Researchers from the University of Virginia and the University of California, San Diego, have published a paper entitled "I See Dead µops: Leaking Secrets via Intel/AMD Micro-Op Caches," which explores the latest Spectre attacks and how the threat they pose is distinctly different than the ones from three years ago (via PC Gamer).
Spectre takes advantage of and exploits modern CPU prediction techniques that are designed for optimization but give hackers a way to read key data if the processor makes an incorrect prediction. The researchers who've published the aforementioned research paper cite three main attacks as part of the current wave of Spectre threats.
The issue with combating these attacks is that, unless a better way is found, the major counters currently involve disabling the source of the readable data or limiting the aforementioned predictive techniques such as speculative execution. All of these solutions would drastically slow performance since they'd be actively undoing key elements of existing processors' optimization efforts.

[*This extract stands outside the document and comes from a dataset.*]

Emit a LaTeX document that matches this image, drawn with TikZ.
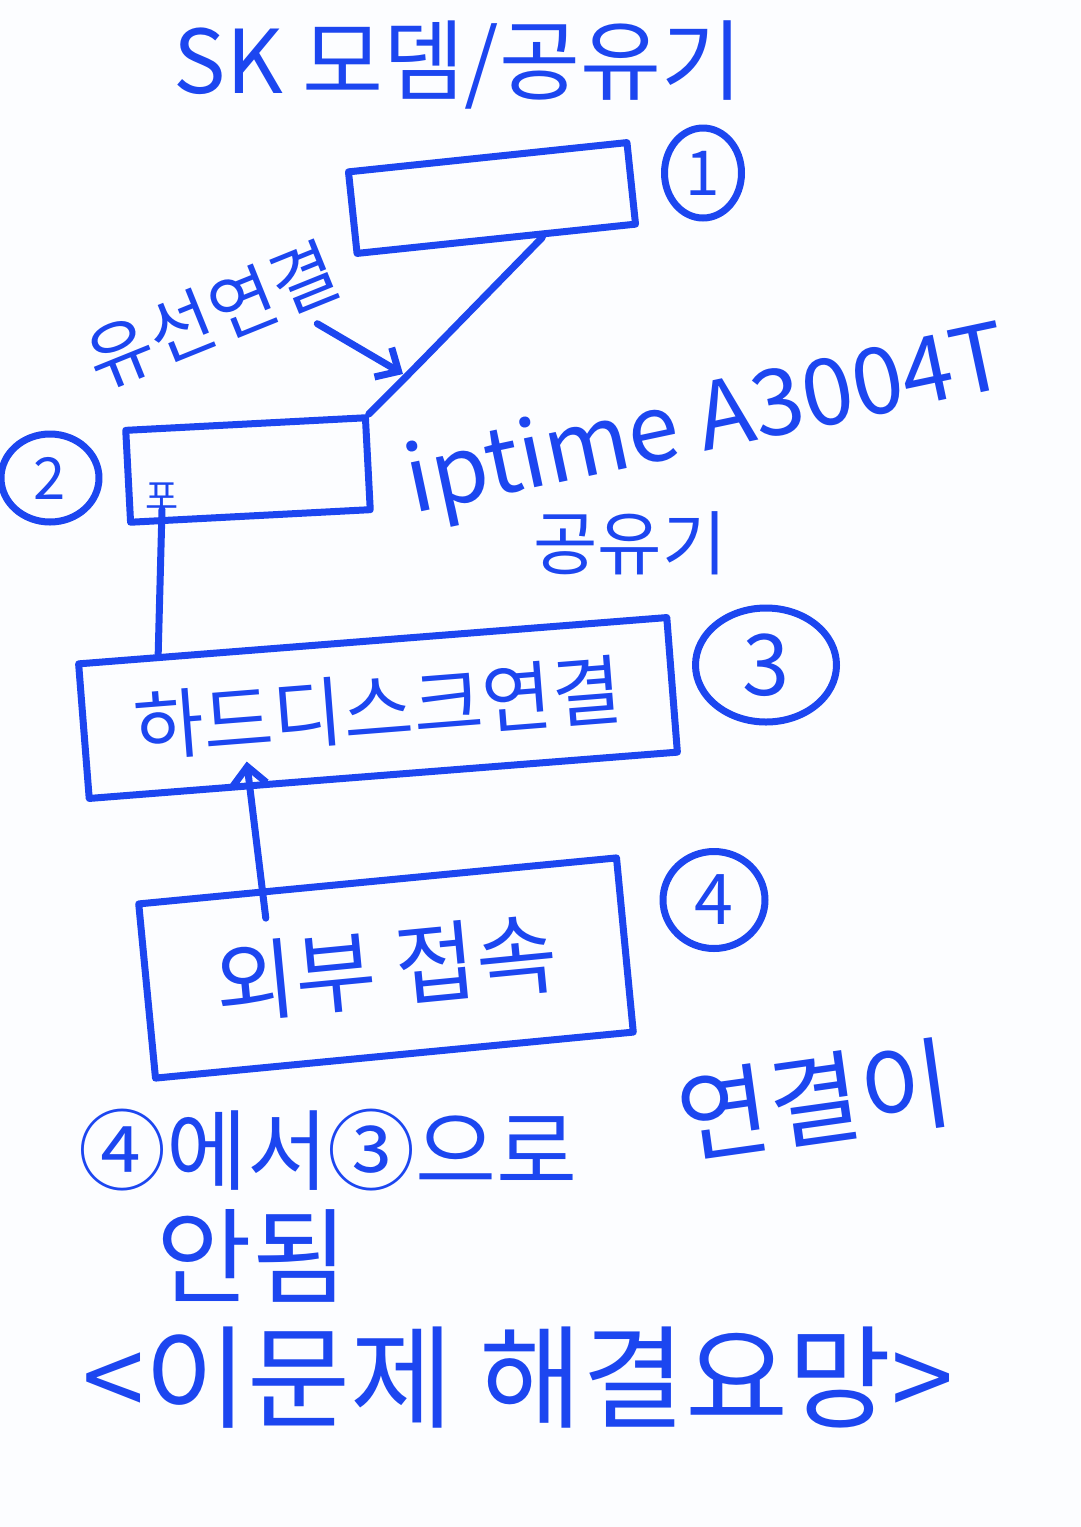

The full paper is a highly technical read and hard to parse if you're not up to speed on computer security technical terminology, but the long and short of it is that the Spectre threats listed require quite a bit of effort and dedication on the hacker's part, so the average PC user likely won't have to worry too much — for now. Thankfully, this paper raises awareness of said issues and will hopefully lead to the avoidance of another Spectre-fueled scramble to protect peoples' hardware after the fact.